親世代と今の子どもたちの体力・運動能力との比較をチェック
昨日の記事では、スポーツ庁が発表した2019年度の「体力・運動能力調査」の結果から、本年特にクローズアップして分析された、祖父母世代と今の子どもたちとの比較を見てみた。
この調査は前回の東京オリンピックが開催された1964年から毎年実施されている。よって、長期(50年以上)にわたって体格と体力・運動能力の相関関係について「どう変わってきたか」を見ていくことが可能だ。本日はそのあたりを見ていこう。
調査結果によると、昭和60(1985)年頃までは体格の向上に伴い、体力・運動能力も伸びていた。しかしそれ以降は体格はずっと高止まりしているが、体力・運動能力は徐々に下がってきてしまっている、という。
ボール投げは親世代の能力が断然上、そのほかも親世代が高水準
昭和60年から現在に至るまでの、ソフトボール投げ・ハンドボール投げの年次推移を表したのが上記グラフ。7・9・11・13・16・19歳いずれの年代も、昭和60年をピークに数値が下がり続けてしまっている。
ボール投げは特に低下傾向が顕著な項目ではあるのだが、握力・50m走・持久走・立ち幅とびについても、やはり昭和60年頃のほうが水準が高い。
子どもの体力・運動能力を高めたいなら、幼児期に思いきり外遊びを!
昨日、本日と見てきた、この調査結果は少々残念というほかない。では、どうすれば体力・運動能力が高まるのか? ひとつの答えとなりそうな事柄が調査結果内に見てとれた。

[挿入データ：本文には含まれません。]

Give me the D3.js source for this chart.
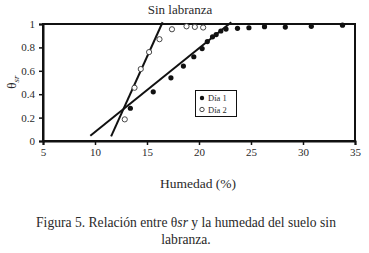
<!DOCTYPE html>
<html>
<head>
<meta charset="utf-8">
<script src="https://cdn.jsdelivr.net/npm/d3@7"></script>
<style>
body { margin: 0; background: #fff; }
text { font-family: "Liberation Serif", serif; fill: #2a2a2a; }
</style>
</head>
<body>
<script>
var w = 369;
var h = 253;

// Dia 1 (filled)
var dia1X = [13.4, 15.6, 17.3, 18.5, 19.5, 20.3, 20.8, 21.3, 21.65, 22.1, 22.6, 23.7, 24.8, 26.3, 28.3, 30.8, 33.8];
var dia1Y = [0.28, 0.42, 0.54, 0.64, 0.72, 0.79, 0.85, 0.89, 0.91, 0.94, 0.957, 0.963, 0.968, 0.977, 0.974, 0.98, 0.99];

// Dia 2 (open)
var dia2X = [12.86, 13.8, 14.4, 15.2, 16.2, 17.4, 18.8, 19.6, 20.4];
var dia2Y = [0.185, 0.455, 0.615, 0.76, 0.87, 0.955, 0.98, 0.975, 0.97];

// fitted lines [x1, y1, x2, y2]
var lineDia2 = [11.55, 0.04, 16.5, 1.015];
var lineDia1 = [9.55, 0.045, 23.1, 1.015];

var xTicks = [5, 10, 15, 20, 25, 30, 35];
var yTicks = [0, 0.2, 0.4, 0.6, 0.8, 1];

var svg = d3.select("body").append("svg")
  .attr("width", w)
  .attr("height", h);

var x = d3.scaleLinear().domain([5, 35]).range([43, 355]);
var y = d3.scaleLinear().domain([0, 1]).range([141, 24]);

// frame
svg.append("rect")
  .attr("x", x(5)).attr("y", y(1))
  .attr("width", x(35) - x(5)).attr("height", y(0) - y(1))
  .attr("fill", "none").attr("stroke", "#111").attr("stroke-width", 2);

var xAxis = svg.append("g")
  .attr("transform", "translate(0," + y(0) + ")")
  .call(d3.axisBottom(x).tickValues(xTicks).tickSize(4).tickPadding(3));
var yAxis = svg.append("g")
  .attr("transform", "translate(" + x(5) + ",0)")
  .call(d3.axisLeft(y).tickValues(yTicks).tickSize(4).tickPadding(4)
    .tickFormat(function(d) { return d3.format("")(d); }));

[xAxis, yAxis].forEach(function(g) {
  g.select(".domain").attr("stroke", "#111").attr("stroke-width", 2);
  g.selectAll(".tick line").attr("stroke", "#111").attr("stroke-width", 1.5);
  g.selectAll(".tick text")
    .style("font-family", "Liberation Serif, serif")
    .style("font-size", "11px").attr("fill", "#444");
});

// fitted lines
[lineDia2, lineDia1].forEach(function(l) {
  svg.append("line")
    .attr("x1", x(l[0])).attr("y1", y(l[1]))
    .attr("x2", x(l[2])).attr("y2", y(l[3]))
    .attr("stroke", "#111").attr("stroke-width", 2);
});

// points
svg.selectAll(".d2").data(d3.range(dia2X.length)).enter().append("circle")
  .attr("cx", function(i) { return x(dia2X[i]); })
  .attr("cy", function(i) { return y(dia2Y[i]); })
  .attr("r", 2.6).attr("fill", "#fff").attr("stroke", "#333").attr("stroke-width", 0.9);

svg.selectAll(".d1").data(d3.range(dia1X.length)).enter().append("circle")
  .attr("cx", function(i) { return x(dia1X[i]); })
  .attr("cy", function(i) { return y(dia1Y[i]); })
  .attr("r", 2.6).attr("fill", "#111");

// legend
var lg = svg.append("g");
lg.append("rect").attr("x", 195.5).attr("y", 90.5).attr("width", 41).attr("height", 26)
  .attr("fill", "#fff").attr("stroke", "#111").attr("stroke-width", 1);
lg.append("circle").attr("cx", 202).attr("cy", 98).attr("r", 2.2).attr("fill", "#111");
lg.append("circle").attr("cx", 202).attr("cy", 109.5).attr("r", 2.2)
  .attr("fill", "#fff").attr("stroke", "#333").attr("stroke-width", 0.9);
lg.append("text").attr("x", 208).attr("y", 101).style("font-size", "8.5px").text("Día 1");
lg.append("text").attr("x", 208).attr("y", 112.5).style("font-size", "8.5px").text("Día 2");

// title
svg.append("text").attr("x", 180).attr("y", 14).attr("text-anchor", "middle")
  .style("font-size", "13px").text("Sin labranza");

// y label
var yl = svg.append("text")
  .attr("transform", "translate(16," + 82 + ") rotate(-90)")
  .attr("text-anchor", "middle").style("font-size", "13px");
yl.append("tspan").text("θ");
yl.append("tspan").attr("dy", 3).style("font-size", "9px").style("font-style", "italic").text("sr");

// x label
svg.append("text").attr("x", 198).attr("y", 188).attr("text-anchor", "middle")
  .style("font-size", "13.5px").text("Humedad (%)");

// caption
var cap = svg.append("text").attr("text-anchor", "middle").style("font-size", "13.6px");
cap.append("tspan").attr("x", 186).attr("y", 227).text("Figura 5. Relación entre θ")
  .append("tspan").style("font-style", "italic").text("sr");
cap.select("tspan").append("tspan").text(" y la humedad del suelo sin");
cap.append("tspan").attr("x", 186).attr("y", 244).text("labranza.");
</script>
</body>
</html>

上記グラフは10歳時点の体力テストの合計点を、就学前に1週間のうち何日間外遊びををしていたか、の状況別に示したもの。男女ともに、小学校入学前に外遊びをしていた日数が多い群ほど合計点が高くなっている。
このことから、幼児期に外で体を動かして遊ぶ習慣を身につけることが体力・運動能力の向上につながる要因のひとつになっている、と十分考えられる。幼児期のお子さんがいらっしゃるようであれば、ぜひともたくさんの外遊びをお勧めしたい。